The BeoSound 2 has four drivers: a downward-pointing 19 mm tweeter in the top disk, back-to-back 50 mm mid-range drivers behind the fluted grill, and a 133 mm woofer in the base. The amplifiers deliver 40W, 2 x 11W and 20W, respectively.
They can be connected together to form a multiroom sound system using Band & Olufsen's BeoLink -- but they will also work with Google Cast.
"We don't want to be proprietary," said the company's head of brand, design and marketing, Marie-Kristine Schmidt.
Prospective buyers will have to wait until the end of October for the BeoSound 2, but the BeoSound 1 is already on sale.
If the BeoSound speakers are (just barely) portable then so is Bang & Olufsen's other new product, the Android-based BeoVision Horizon TV. It's no tablet, as the smallest model has a 40-inch, 4K screen, but you can wheel it around if you choose the optional stand with castors.
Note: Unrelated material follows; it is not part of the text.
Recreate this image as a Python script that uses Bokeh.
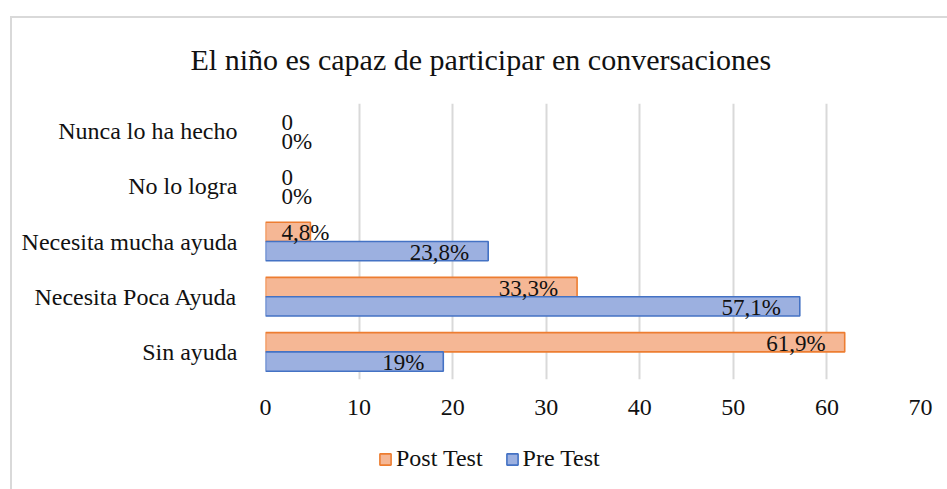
from bokeh.plotting import figure
from bokeh.layouts import column
from bokeh.models import ColumnDataSource, FactorRange, Legend, LegendItem, Title
from bokeh.transform import dodge
from bokeh.embed import file_html
from bokeh.resources import INLINE

# ---- data ----
categories = ["Nunca lo ha hecho", "No lo logra", "Necesita mucha ayuda",
              "Necesita Poca Ayuda", "Sin ayuda"]
post_test = [0, 0, 4.8, 33.3, 61.9]
pre_test = [0, 0, 23.8, 57.1, 19]
post_labels = ["0", "0", "4,8%", "33,3%", "61,9%"]
pre_labels = ["0%", "0%", "23,8%", "57,1%", "19%"]
x_ticks = [0, 10, 20, 30, 40, 50, 60, 70]
series_names = ["Post Test", "Pre Test"]
title_text = "El niño es capaz de participar en conversaciones"

FONT = "Liberation Serif, Times New Roman, serif"
TXT = "#111111"
POST_FILL, POST_LINE = "#f5b795", "#ed7d31"
PRE_FILL, PRE_LINE = "#9cb0e0", "#4472c4"


def label_cols(vals):
    lx = [0 if v < 10 else v for v in vals]
    al = ["left" if v < 10 else "right" for v in vals]
    xo = [16 if v < 10 else -19 for v in vals]
    la = [1.0 if v > 0 else 0.0 for v in vals]
    return lx, al, xo, la


plx, pal, pxo, pla = label_cols(post_test)
rlx, ral, rxo, rla = label_cols(pre_test)

src = ColumnDataSource(dict(
    cat=categories, post=post_test, pre=pre_test,
    post_txt=post_labels, pre_txt=pre_labels,
    plx=plx, pal=pal, pxo=pxo, pla=pla, rlx=rlx, ral=ral, rxo=rxo, rla=rla,
))


def strip(height):
    f = figure(width=935, height=height, x_range=(0, 1), y_range=(0, 1),
               output_backend="svg", toolbar_location=None,
               x_axis_location=None, y_axis_location=None, min_border=0)
    f.outline_line_color = None
    f.grid.grid_line_color = None
    return f


# title strip
tf = strip(85)
tf.title = Title(text=title_text, align="left", offset=-75, standoff=44,
                 text_font=FONT, text_font_size="30px", text_font_style="normal",
                 text_color=TXT)

# main chart
p = figure(width=935, height=327,
           y_range=FactorRange(factors=categories[::-1]),
           x_range=(0, 70),
           output_backend="svg", toolbar_location=None,
           min_border_left=253, min_border_right=27,
           min_border_top=0, min_border_bottom=51)
p.outline_line_color = None
p.background_fill_color = "white"
p.border_fill_color = "white"

BH = 0.35
D = 0.175
p.hbar(y=dodge("cat", D, range=p.y_range), right="post", left=0, height=BH,
       source=src, fill_color=POST_FILL, line_color=POST_LINE, line_alpha="pla",
       line_width=1.6)
p.hbar(y=dodge("cat", -D, range=p.y_range), right="pre", left=0, height=BH,
       source=src, fill_color=PRE_FILL, line_color=PRE_LINE, line_alpha="rla",
       line_width=1.6)

p.text(x="plx", y=dodge("cat", D, range=p.y_range), text="post_txt", source=src,
       text_align="pal", x_offset="pxo", y_offset=1, text_baseline="middle",
       text_font=FONT, text_font_size="23px", text_color=TXT)
p.text(x="rlx", y=dodge("cat", -D, range=p.y_range), text="pre_txt", source=src,
       text_align="ral", x_offset="rxo", y_offset=1, text_baseline="middle",
       text_font=FONT, text_font_size="23px", text_color=TXT)

p.xaxis.ticker = x_ticks
for ax in (p.xaxis, p.yaxis):
    ax.axis_line_color = None
    ax.major_tick_line_color = None
    ax.minor_tick_line_color = None
    ax.major_label_text_font = FONT
    ax.major_label_text_font_size = "24px"
    ax.major_label_text_color = TXT
p.xaxis.major_label_standoff = 14
p.yaxis.major_label_standoff = 22

p.xgrid.grid_line_color = "#d9d9d9"
p.xgrid.grid_line_width = 2
p.ygrid.grid_line_color = None

# legend strip
lg = strip(59)
proxy = ColumnDataSource(dict(y=[float("nan")], right=[float("nan")]))
lr_post = lg.hbar(y="y", right="right", left=0, height=0.1, source=proxy,
                  fill_color=POST_FILL, line_color=POST_LINE, line_width=1.6)
lr_pre = lg.hbar(y="y", right="right", left=0, height=0.1, source=proxy,
                 fill_color=PRE_FILL, line_color=PRE_LINE, line_width=1.6)
legend = Legend(items=[LegendItem(label=series_names[0], renderers=[lr_post]),
                       LegendItem(label=series_names[1], renderers=[lr_pre])],
                orientation="horizontal", location=(113, 17),
                padding=0, margin=0, spacing=22, label_standoff=4,
                glyph_width=14, glyph_height=14,
                label_text_font=FONT, label_text_font_size="24px",
                label_text_color=TXT, border_line_color=None,
                background_fill_alpha=0)
lg.add_layout(legend, "center")

layout = column(tf, p, lg, spacing=0)
layout.margin = (16, 0, 0, 10)
layout.styles = {"border-top": "2px solid #d9d9d9", "border-left": "2px solid #d9d9d9"}

open("out.html", "w").write(file_html(layout, INLINE))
Those wheels give you TV "where you want it, when you want it," according to Schmidt.
Other stands include a wall-mounted arm, a table-top easel and one with a ring-shaped foot that allows you to swivel the TV with a gentle touch. The Horizon is available now in 40-inch and 48-inch versions costing €2995 (US$3995) and €4395 (US$5495) respectively including the BeoRemote One Bluetooth controller.
For that money you get a built-in 7.1 surround sound controller with connectors for up to eight powered speakers, four HDMI inputs, three USB ports and an ambient light sensor that adjusts the screen brightness to match.
The company is also showing the BeoVision 14, a 4K TV in a square metal frame that it unveiled earlier this month. The 55-inch model, with oak speaker louvers hand-fitted by craftsmen in Denmark, costs €8980 (US$9999). A cheaper model with a cloth speaker cover is also available for around 10 percent less.